• REQUIRED WORK
Copy from the first line below down to and including the line with "57.5, 62.5, 67.5]". Skip the pictures.

• DATA SECTION
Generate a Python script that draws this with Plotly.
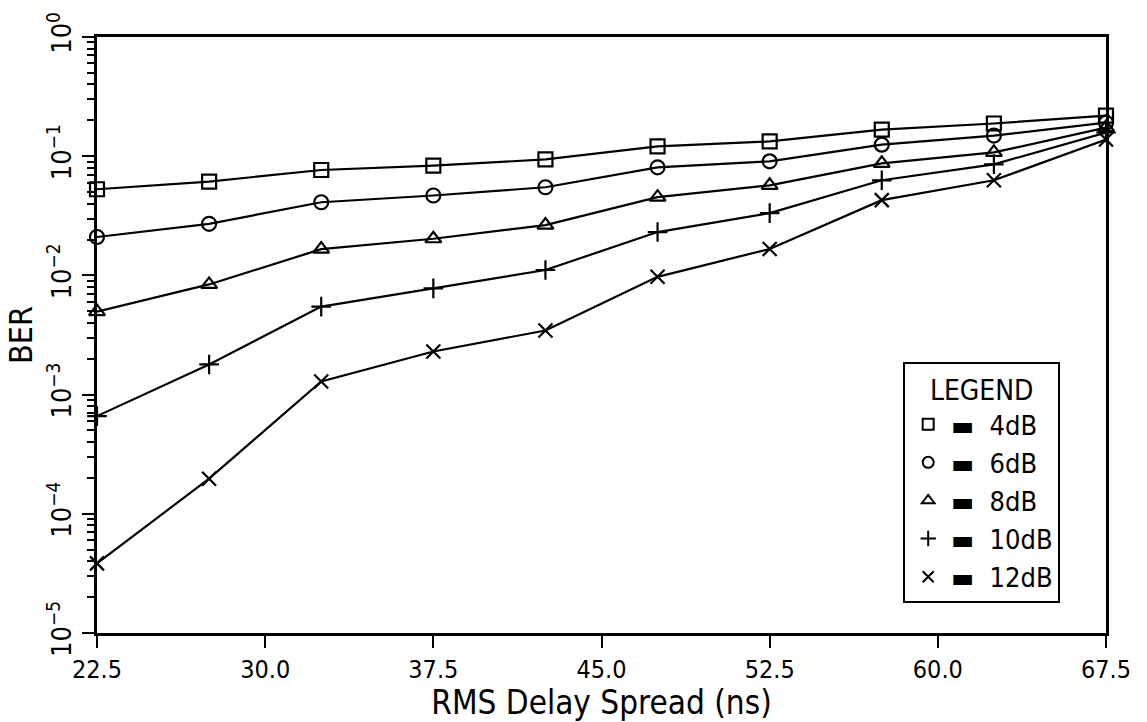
import plotly.graph_objects as go

# ---- data ----
rms_delay_ns = [22.5, 27.5, 32.5, 37.5, 42.5, 47.5, 52.5, 57.5, 62.5, 67.5]

ber_4db = [0.0528, 0.0612, 0.0766, 0.0833, 0.094, 0.121, 0.133, 0.167, 0.188, 0.219]
ber_6db = [0.0210, 0.0271, 0.0411, 0.0468, 0.0549, 0.0806, 0.0906, 0.125, 0.149, 0.191]
ber_8db = [0.00497, 0.0084, 0.0166, 0.0203, 0.0264, 0.0453, 0.057, 0.0871, 0.1076, 0.174]
ber_10db = [0.00066, 0.00179, 0.00547, 0.00778, 0.0111, 0.0231, 0.0333, 0.0628, 0.0855, 0.158]
ber_12db = [0.0000384, 0.000197, 0.00129, 0.0023, 0.00345, 0.00973, 0.01667, 0.0428, 0.0628, 0.138]

series_names = ["4dB", "6dB", "8dB", "10dB", "12dB"]
series_values = [ber_4db, ber_6db, ber_8db, ber_10db, ber_12db]
series_symbols = ["square-open", "circle-open", "triangle-up-open", "cross-thin-open", "x-thin-open"]

x_tick_vals = [22.5, 30.0, 37.5, 45.0, 52.5, 60.0, 67.5]
y_decades = [-5, -4, -3, -2, -1, 0]
y_tick_text = ["10<sup>−5</sup>", "10<sup>−4</sup>", "10<sup>−3</sup>",
               "10<sup>−2</sup>", "10<sup>−1</sup>", "10<sup>0</sup>"]

FONT = "DejaVu Sans Condensed, DejaVu Sans, sans-serif"

fig = go.Figure()

for name, vals, sym in zip(series_names, series_values, series_symbols):
    fig.add_trace(go.Scatter(
        x=rms_delay_ns, y=vals, mode="lines+markers",
        line=dict(color="black", width=2.2),
        marker=dict(symbol=sym, size=14, color="black", line=dict(color="black", width=2.2)),
        cliponaxis=False, showlegend=False, name=name,
    ))

# legend-only entries (marker only, like the reference)
for name, sym in zip(series_names, series_symbols):
    fig.add_trace(go.Scatter(
        x=[None], y=[None], mode="markers",
        marker=dict(symbol=sym, size=11, color="black", line=dict(color="black", width=2)),
        name="▬  " + name, showlegend=True,
    ))

minor_vals = [k * 10 ** e for e in range(-5, 0) for k in range(2, 10)]

fig.update_layout(
    width=1147, height=722,
    margin=dict(l=97, r=41, t=34, b=89),
    paper_bgcolor="white", plot_bgcolor="white",
    font=dict(family=FONT, color="black", size=24),
    legend=dict(
        x=0.799, y=0.455, xanchor="left", yanchor="top",
        bgcolor="white", bordercolor="black", borderwidth=2,
        font=dict(size=27, family=FONT, color="black"),
        title=dict(text="LEGEND", side="top center", font=dict(size=28, family=FONT)),
        itemwidth=36, tracegroupgap=0,
    ),
    xaxis=dict(
        range=[22.5, 67.5], tickvals=x_tick_vals, tickformat=".1f",
        ticks="outside", ticklen=12, tickwidth=2, tickcolor="black",
        showline=True, linewidth=2.5, linecolor="black", mirror=True,
        showgrid=False, zeroline=False,
        tickfont=dict(size=25, family=FONT),
        title=dict(text="RMS Delay Spread (ns)", font=dict(size=33, family=FONT), standoff=0),
    ),
    yaxis=dict(
        type="log", range=[-5, 0],
        tickvals=[10 ** d for d in y_decades], ticktext=y_tick_text,
        tickangle=-90,
        ticks="outside", ticklen=12, tickwidth=2, tickcolor="black",
        minor=dict(tickvals=minor_vals, ticks="outside", ticklen=7, tickwidth=1.5, tickcolor="black"),
        showline=True, linewidth=2.5, linecolor="black", mirror=True,
        showgrid=False, zeroline=False,
        tickfont=dict(size=27, family=FONT),
        title=dict(text="BER", font=dict(size=32, family=FONT), standoff=0),
    ),
)

fig.write_html("out.html")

• TASK OUTPUT
Generate a Python script that draws this with Plotly.
import plotly.graph_objects as go

# ---- data ----
rms_delay_ns = [22.5, 27.5, 32.5, 37.5, 42.5, 47.5, 52.5, 57.5, 62.5, 67.5]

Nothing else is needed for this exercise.